__Your task__: Leave the pictures out. Return all other data exactly.

══ Data extract ══

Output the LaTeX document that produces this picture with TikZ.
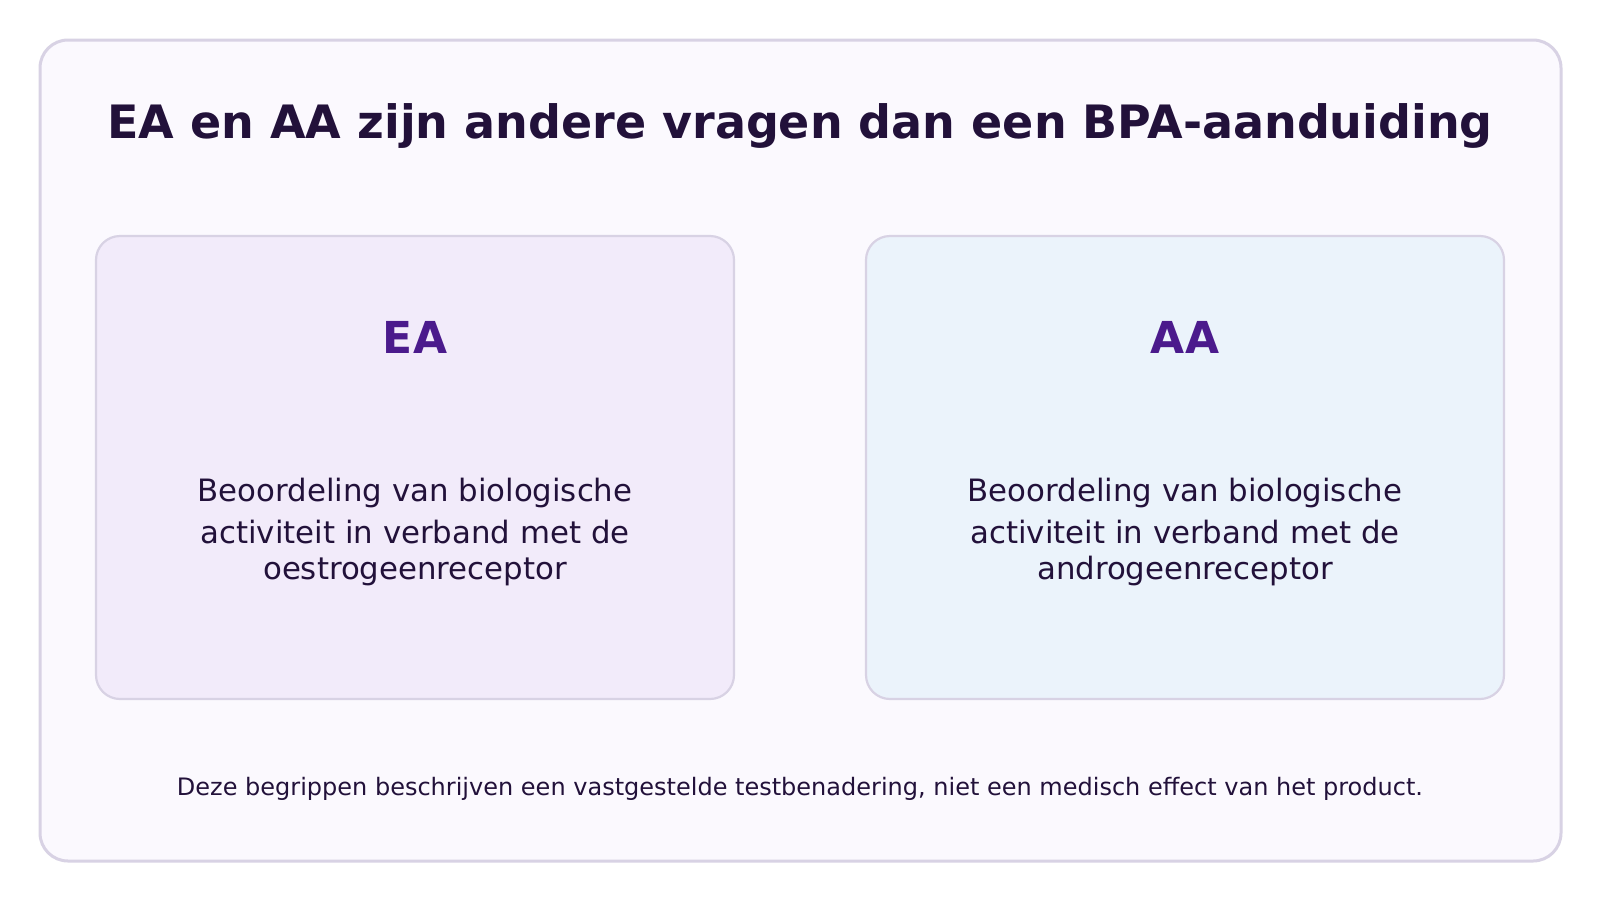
\documentclass[tikz,border=0pt]{standalone}
\usepackage{fontspec}
\setmainfont{DejaVu Sans}
\definecolor{outerfill}{HTML}{FBF9FE}
\definecolor{outerdraw}{HTML}{D8D2E4}
\definecolor{leftfill}{HTML}{F2EBFA}
\definecolor{rightfill}{HTML}{EBF3FB}
\definecolor{ink}{HTML}{22113A}
\definecolor{accent}{HTML}{4B1A8C}
\tikzset{
  panel/.style={draw=outerdraw, line width=2.2pt, rounded corners=24pt},
  titletext/.style={anchor=base, text=ink, font=\fontsize{46}{52}\selectfont\bfseries, inner sep=0pt},
  headtext/.style={anchor=base, text=accent, font=\fontsize{44}{52}\selectfont\bfseries, inner sep=0pt},
  bodytext/.style={anchor=base, text=ink, font=\fontsize{30.8}{34}\selectfont, inner sep=0pt},
  foottext/.style={anchor=base, text=ink, font=\fontsize{24}{28}\selectfont, inner sep=0pt},
}
\begin{document}
\begin{tikzpicture}[x=1pt,y=-1pt]
\useasboundingbox[fill=white] (0,0) rectangle (1600,900);
\draw[panel, fill=outerfill, line width=3pt, rounded corners=28pt] (40,40) rectangle (1561,861);
\node[titletext] (title) at (800,138) {EA en AA zijn andere vragen dan een BPA-aanduiding};
\draw[panel, fill=leftfill] (96,236) rectangle (734,699);
\draw[panel, fill=rightfill] (866,236) rectangle (1504,699);
\node[headtext] (ea) at (415,353) {EA};
\node[headtext] (aa) at (1185,353) {AA};
\node[bodytext] (l1) at (415,501.5) {Beoordeling van biologische};
\node[bodytext] (l2) at (415,543) {activiteit in verband met de};
\node[bodytext] (l3) at (415,579.5) {oestrogeenreceptor};
\node[bodytext] (r1) at (1185,501.5) {Beoordeling van biologische};
\node[bodytext] (r2) at (1185,543) {activiteit in verband met de};
\node[bodytext] (r3) at (1185,579.5) {androgeenreceptor};
\node[foottext] (foot) at (800,795.5) {Deze begrippen beschrijven een vastgestelde testbenadering, niet een medisch effect van het product.};
\end{tikzpicture}
\end{document}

═══

__Task output__:
Output the LaTeX document that produces this picture with TikZ.
\documentclass[tikz,border=0pt]{standalone}
\usepackage{fontspec}
\setmainfont{DejaVu Sans}
\definecolor{outerfill}{HTML}{FBF9FE}
\definecolor{outerdraw}{HTML}{D8D2E4}
\definecolor{leftfill}{HTML}{F2EBFA}
\definecolor{rightfill}{HTML}{EBF3FB}
\definecolor{ink}{HTML}{22113A}
\definecolor{accent}{HTML}{4B1A8C}
\tikzset{
  panel/.style={draw=outerdraw, line width=2.2pt, rounded corners=24pt},
  titletext/.style={anchor=base, text=ink, font=\fontsize{46}{52}\selectfont\bfseries, inner sep=0pt},
  headtext/.style={anchor=base, text=accent, font=\fontsize{44}{52}\selectfont\bfseries, inner sep=0pt},
  bodytext/.style={anchor=base, text=ink, font=\fontsize{30.8}{34}\selectfont, inner sep=0pt},
  foottext/.style={anchor=base, text=ink, font=\fontsize{24}{28}\selectfont, inner sep=0pt},
}
\begin{document}
\begin{tikzpicture}[x=1pt,y=-1pt]
\useasboundingbox[fill=white] (0,0) rectangle (1600,900);
\draw[panel, fill=outerfill, line width=3pt, rounded corners=28pt] (40,40) rectangle (1561,861);
\node[titletext] (title) at (800,138) {EA en AA zijn andere vragen dan een BPA-aanduiding};
\draw[panel, fill=leftfill] (96,236) rectangle (734,699);
\draw[panel, fill=rightfill] (866,236) rectangle (1504,699);
\node[headtext] (ea) at (415,353) {EA};
\node[headtext] (aa) at (1185,353) {AA};
\node[bodytext] (l1) at (415,501.5) {Beoordeling van biologische};
\node[bodytext] (l2) at (415,543) {activiteit in verband met de};
\node[bodytext] (l3) at (415,579.5) {oestrogeenreceptor};
\node[bodytext] (r1) at (1185,501.5) {Beoordeling van biologische};
\node[bodytext] (r2) at (1185,543) {activiteit in verband met de};
\node[bodytext] (r3) at (1185,579.5) {androgeenreceptor};
\node[foottext] (foot) at (800,795.5) {Deze begrippen beschrijven een vastgestelde testbenadering, niet een medisch effect van het product.};
\end{tikzpicture}
\end{document}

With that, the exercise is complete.